29. This new definition calls for several observations.
30. First, this is a purely results-driven definition. A new definition has been
concocted only to prove that the requirements of the new definition are met in the present case.
31. Second, the case of the “SS Wimbledon” is a bad starting point for any new general definition of standing, as standing in that case was based on Article 386, paragraph 1, of the Versailles Peace Treaty which provided that in the event of violation of certain provisions of the Treaty, “any interested Power [toute Puissance intéressée]” could bring the case before the Permanent Court of International Justice. Article 386, like Article 33 of the European Convention on Human Rights, thus provided an exceptional authorization of standing.

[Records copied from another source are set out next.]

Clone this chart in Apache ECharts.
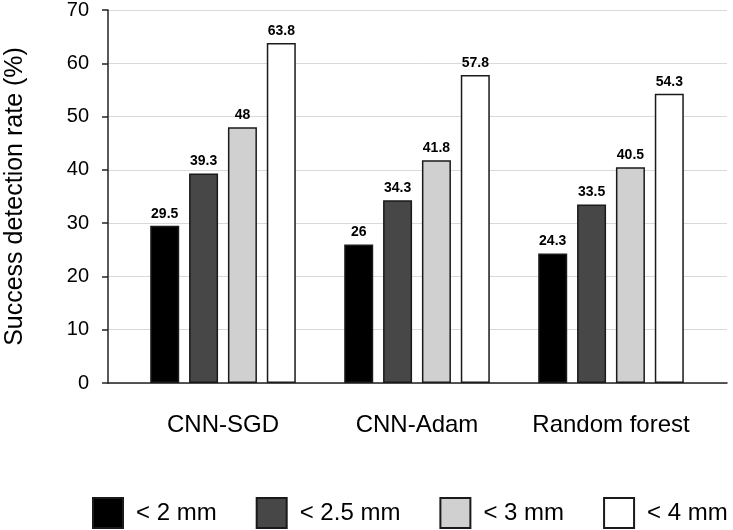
<!DOCTYPE html>
<html>
<head>
<meta charset="utf-8">
<script src="https://cdn.jsdelivr.net/npm/echarts@6/dist/echarts.min.js"></script>
<style>html,body{margin:0;padding:0;background:#fff}#c{width:733px;height:530px}</style>
</head>
<body>
<div id="c"></div>
<script>
const categories = ['CNN-SGD', 'CNN-Adam', 'Random forest'];
const seriesNames = ['< 2 mm', '< 2.5 mm', '< 3 mm', '< 4 mm'];
const lt2 = [29.5, 26, 24.3];
const lt25 = [39.3, 34.3, 33.5];
const lt3 = [48, 41.8, 40.5];
const lt4 = [63.8, 57.8, 54.3];
const yTicks = [0, 10, 20, 30, 40, 50, 60, 70];

const colors = ['#000000', '#474747', '#d0d0d0', '#ffffff'];
const values = [lt2, lt25, lt3, lt4];
const FONT = 'Liberation Sans, Arial, sans-serif';

const chart = echarts.init(document.getElementById('c'), null, {renderer: 'canvas'});
chart.setOption({
  animation: false,
  backgroundColor: '#fff',
  textStyle: {fontFamily: FONT, color: '#000'},
  grid: [
    {left: 108, right: 6, top: 10, bottom: 147, containLabel: false, outerBoundsMode: 'none'},
    {left: 126, right: 25, top: 10, bottom: 147, containLabel: false, outerBoundsMode: 'none'}
  ],
  xAxis: [
    {gridIndex: 0, type: 'value', min: 0, max: 1, axisLine: {show: true, onZero: false, lineStyle: {color: '#222', width: 1.5}},
     axisTick: {show: false}, axisLabel: {show: false}, splitLine: {show: false}},
    {gridIndex: 1, type: 'category', data: categories, axisLine: {show: false}, axisTick: {show: false},
     axisLabel: {fontSize: 24, color: '#000', margin: 30, interval: 0, fontFamily: FONT}}
  ],
  yAxis: [
    {gridIndex: 0, type: 'value', min: yTicks[0], max: yTicks[yTicks.length - 1], interval: 10,
     name: 'Success detection rate (%)', nameLocation: 'middle', nameGap: 80,
     nameTextStyle: {fontSize: 25, color: '#000', fontFamily: FONT},
     axisLine: {show: true, lineStyle: {color: '#222', width: 1.5}},
     axisTick: {show: true, length: 6, lineStyle: {color: '#222', width: 1.5}},
     axisLabel: {fontSize: 20, color: '#000', margin: 19, fontFamily: FONT},
     splitLine: {show: true, lineStyle: {color: '#d9d9d9', width: 1}}},
    {gridIndex: 1, type: 'value', min: 0, max: 70, interval: 10, show: false, splitLine: {show: false}}
  ],
  legend: {
    left: 92, top: 497, width: 641, padding: 0, itemWidth: 30, itemHeight: 30, itemGap: 39,
    icon: 'rect',
    data: seriesNames,
    textStyle: {fontSize: 24, color: '#000', fontFamily: FONT, padding: [0, 0, 0, 8]}
  },
  series: seriesNames.map((n, i) => ({
    name: n, type: 'bar', xAxisIndex: 1, yAxisIndex: 1,
    data: values[i], barWidth: 29, barGap: '34%',
    itemStyle: {color: colors[i], borderColor: '#1a1a1a', borderWidth: 1.5},
    label: {show: true, position: 'top', distance: 5, fontSize: 14, fontWeight: 'bold', color: '#000', fontFamily: FONT}
  }))
});
</script>
</body>
</html>
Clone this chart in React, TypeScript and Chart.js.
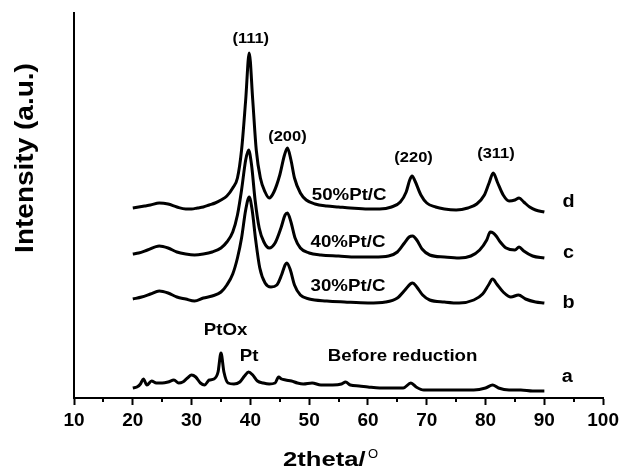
import React, { useEffect, useRef } from "react";
import { Chart, registerables } from "chart.js";

Chart.register(...registerables);

// 2theta tick labels
const X_MIN = 10;
const X_MAX = 100;
const X_STEP = 10;
const MINOR_TICKS = [15, 25, 35, 45, 55, 65, 75, 85, 95];

// curve d : 50%Pt/C
const THETA_D = [20, 21, 22, 23, 24.5, 26, 27.5, 29, 30, 31, 32, 33, 34, 35, 36, 37, 37.8, 38.5, 39.2, 39.8, 40.4, 41, 41.7, 42.5, 43.2, 44, 45, 45.8, 46.3, 46.9, 47.5, 48.5, 49.5, 51, 53, 55, 57, 60, 62, 64, 65.5, 66.5, 67.1, 67.5, 68, 69, 70, 71.5, 73, 75, 77, 78.5, 79.8, 80.6, 81.3, 82, 83, 84, 85, 85.7, 86.5, 87.5, 88.5, 90];
const INT_D = [190, 191, 192, 193, 195, 194, 191, 189, 189, 190, 191, 193, 195, 198, 202, 210, 220, 248, 298, 345, 298, 248, 220, 206, 200, 206, 223, 243, 250, 238, 220, 205, 198, 194, 192, 191, 190, 189, 189, 191, 196, 206, 218, 222, 217, 203, 195, 191, 189, 188, 190, 194, 203, 215, 225, 216, 203, 197, 198, 200, 196, 191, 188, 186];

// curve c : 40%Pt/C
const THETA_C = [20, 21, 22.5, 24.5, 26, 27.5, 29, 30.5, 32, 33.5, 35, 36, 37, 37.8, 38.5, 39.2, 39.7, 40.2, 40.8, 41.5, 42.3, 43.2, 44.2, 45.2, 45.9, 46.3, 46.9, 47.6, 48.5, 50, 52, 55, 58, 61, 63.5, 65, 66.2, 67, 67.6, 68.3, 69.2, 70.5, 73, 75.5, 77.5, 79, 80.2, 80.8, 81.3, 81.8, 82.5, 83.5, 85, 85.7, 86.5, 88, 90];
const INT_C = [144, 145, 148, 152, 150, 146, 144, 143, 144, 146, 150, 156, 166, 183, 208, 238, 248, 233, 198, 170, 156, 150, 155, 170, 183, 185, 176, 160, 150, 145, 143, 142, 141, 141, 142, 146, 155, 161, 162, 158, 149, 143, 141, 140, 142, 148, 158, 166, 165, 162, 156, 150, 148, 151, 147, 142, 140];

// curve b : 30%Pt/C
const THETA_B = [20, 21.5, 23, 24.5, 26, 27.5, 29, 30.5, 32, 33.5, 35, 36, 37, 37.8, 38.5, 39.2, 39.8, 40.3, 40.9, 41.6, 42.5, 43.5, 44.5, 45.3, 45.9, 46.2, 46.8, 47.5, 48.5, 50, 53, 56, 60, 63, 65, 66.3, 67.2, 67.6, 68.3, 69.3, 70.5, 73, 75.5, 78, 79.5, 80.5, 81.2, 81.9, 83, 84.3, 85.6, 86.8, 88.5, 90];
const INT_B = [99, 101, 104, 107, 105, 101, 99, 97, 100, 102, 106, 113, 124, 140, 160, 188, 201, 188, 158, 130, 115, 111, 113, 123, 133, 135, 128, 113, 103, 99, 97, 96, 95, 96, 100, 108, 114, 115, 111, 103, 98, 96, 95, 98, 104, 113, 119, 114, 106, 101, 103, 99, 96, 95];

// curve a : before reduction
const THETA_A = [20, 20.7, 21.3, 21.8, 22.4, 23.2, 24, 25, 26, 27, 27.8, 28.5, 29.3, 30, 30.7, 31.5, 32.2, 33, 33.8, 34.5, 35, 35.5, 36.2, 37.2, 38.2, 39, 39.7, 40.4, 41.2, 42.2, 43.2, 44.2, 44.8, 45.3, 46, 47, 48, 49, 50.5, 52, 54, 55.5, 56.2, 57, 58.5, 60, 62, 64, 66, 67.3, 68.2, 69.5, 72, 75, 78, 80, 81.2, 82.2, 84, 86, 88, 90];
const INT_A = [10, 11, 14, 19, 13, 17, 15, 15, 16, 18, 15, 16, 20, 23, 21, 15, 13, 18, 19, 26, 45, 26, 15, 14, 16, 22, 26, 23, 17, 15, 14, 15, 21, 19, 18, 17, 15, 14, 15, 13, 13, 14, 16, 13, 12, 11, 10, 10, 10, 15, 11, 8, 8, 8, 8, 10, 13, 10, 8, 8, 7, 7];

const FONT = "'Liberation Sans', Arial, Helvetica, sans-serif";

type Lbl = { text: string; x: number; y: number; size: number; bold: boolean };
const ANNOTATIONS: Lbl[] = [
  { text: "(111)", x: 40.06, y: 359, size: 15, bold: true },
  { text: "(200)", x: 46.3, y: 261, size: 15, bold: true },
  { text: "(220)", x: 67.75, y: 240, size: 15, bold: true },
  { text: "(311)", x: 81.77, y: 244, size: 15, bold: true },
  { text: "50%Pt/C", x: 56.8, y: 203, size: 17, bold: true },
  { text: "40%Pt/C", x: 56.6, y: 156, size: 17, bold: true },
  { text: "30%Pt/C", x: 56.6, y: 112, size: 17, bold: true },
  { text: "PtOx", x: 35.8, y: 68, size: 17, bold: true },
  { text: "Pt", x: 39.8, y: 42, size: 17, bold: true },
  { text: "Before reduction", x: 65.9, y: 42, size: 17, bold: true },
  { text: "d", x: 94.1, y: 196, size: 18, bold: true },
  { text: "c", x: 94.1, y: 144.5, size: 18, bold: true },
  { text: "b", x: 94.1, y: 94.5, size: 18, bold: true },
  { text: "a", x: 93.9, y: 21, size: 18, bold: true },
];

function toPoints(xs: number[], ys: number[]) {
  return xs.map((x, i) => ({ x, y: ys[i] }));
}

const textPlugin = {
  id: "xrdText",
  afterDraw(chart: any) {
    const ctx: CanvasRenderingContext2D = chart.ctx;
    const xs = chart.scales.x;
    const ys = chart.scales.y;
    ctx.save();
    ctx.fillStyle = "#000";
    // minor ticks
    ctx.strokeStyle = "#000";
    ctx.lineWidth = 2;
    const bottom = chart.chartArea.bottom;
    MINOR_TICKS.forEach((v) => {
      const px = Math.round(xs.getPixelForValue(v));
      ctx.beginPath();
      ctx.moveTo(px, bottom);
      ctx.lineTo(px, bottom + 4);
      ctx.stroke();
    });
    // annotations
    ANNOTATIONS.forEach((a) => {
      const px = xs.getPixelForValue(a.x);
      const py = ys.getPixelForValue(a.y);
      ctx.save();
      ctx.translate(px, py);
      ctx.scale(1.1, 1);
      ctx.font = `${a.bold ? "bold " : ""}${a.size}px ${FONT}`;
      ctx.textAlign = "center";
      ctx.textBaseline = "middle";
      ctx.fillText(a.text, 0, 0);
      ctx.restore();
    });
    // y title
    ctx.save();
    ctx.translate(33, 158);
    ctx.rotate(-Math.PI / 2);
    ctx.scale(1.12, 1);
    ctx.font = `bold 25px ${FONT}`;
    ctx.textAlign = "center";
    ctx.textBaseline = "alphabetic";
    ctx.fillText("Intensity (a.u.)", 0, 0);
    ctx.restore();
    // x title
    ctx.save();
    ctx.translate(283, 466);
    ctx.scale(1.22, 1);
    ctx.font = `bold 21px ${FONT}`;
    ctx.textAlign = "left";
    ctx.textBaseline = "alphabetic";
    ctx.fillText("2theta/", 0, 0);
    ctx.restore();
    ctx.font = `13px ${FONT}`;
    ctx.textAlign = "left";
    ctx.textBaseline = "alphabetic";
    ctx.fillText("O", 368, 458);
    ctx.restore();
  },
};

export default function App() {
  const ref = useRef<HTMLCanvasElement | null>(null);
  useEffect(() => {
    if (!ref.current) return;
    const lineStyle = {
      borderColor: "#000",
      borderWidth: 3,
      pointRadius: 0,
      fill: false,
      cubicInterpolationMode: "monotone" as const,
    };
    const chart = new Chart(ref.current, {
      type: "line",
      data: {
        datasets: [
          { label: "d", data: toPoints(THETA_D, INT_D), ...lineStyle },
          { label: "c", data: toPoints(THETA_C, INT_C), ...lineStyle },
          { label: "b", data: toPoints(THETA_B, INT_B), ...lineStyle },
          { label: "a", data: toPoints(THETA_A, INT_A), ...lineStyle },
        ],
      },
      options: {
        animation: false,
        responsive: false,
        devicePixelRatio: 1,
        layout: { padding: { top: 13, right: 16, left: 0, bottom: 0 } },
        plugins: { legend: { display: false }, tooltip: { enabled: false } },
        scales: {
          x: {
            type: "linear",
            min: X_MIN,
            max: X_MAX,
            afterFit: (s: any) => {
              s.height = 78;
            },
            ticks: {
              stepSize: X_STEP,
              color: "#000",
              padding: 4,
              maxRotation: 0,
              font: { family: FONT, size: 19, weight: "bold" },
            },
            grid: {
              display: true,
              drawOnChartArea: false,
              drawTicks: true,
              tickLength: 7,
              tickColor: "#000",
              tickWidth: 2,
            },
            border: { display: true, color: "#000", width: 2 },
          },
          y: {
            type: "linear",
            min: 0,
            max: 385,
            afterFit: (s: any) => {
              s.width = 74;
            },
            ticks: { display: false },
            grid: { display: false },
            border: { display: true, color: "#000", width: 2 },
          },
        },
      },
      plugins: [textPlugin],
    });
    return () => chart.destroy();
  }, []);
  return (
    <div style={{ position: "absolute", left: 0, top: 0, width: 623, height: 476, background: "#fff" }}>
      <canvas ref={ref} width={623} height={476} />
    </div>
  );
}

32. Third, there is no support for this new definition in the jurisprudence of the Court. On the contrary, the Court uses the terms “standing [la qualité pour agir] ” and “legal interest [l’intérêt juridique] ” interchangeably as shown in the Bosnian Genocide case.
Madam President, Members of the Court,
33. Let me conclude again with a general observation.
34. Listening to The Gambia’s conclusions on Wednesday, and its assertion that it has standing to bring this case against Myanmar because any other finding would “seriously undermine the value of the Convention” reminded me of a line in the poem “The Impossible Fact” by German poet Christian Morgenstern: “For, he reasons pointedly / That which must not, can not be.”
35. But this is not the method of reasoning to be applied by the Court. Myanmar therefore invites the Court to find, in accordance with the established law on the admissibility of claims, that The Gambia lacks standing in the present case, and that, accordingly, its application be dismissed as inadmissible.
36. I thank the Court for its kind attention.
37. Madam President, may I now ask
you to call on Professor Kolb to present Myanmar’s third preliminary objection.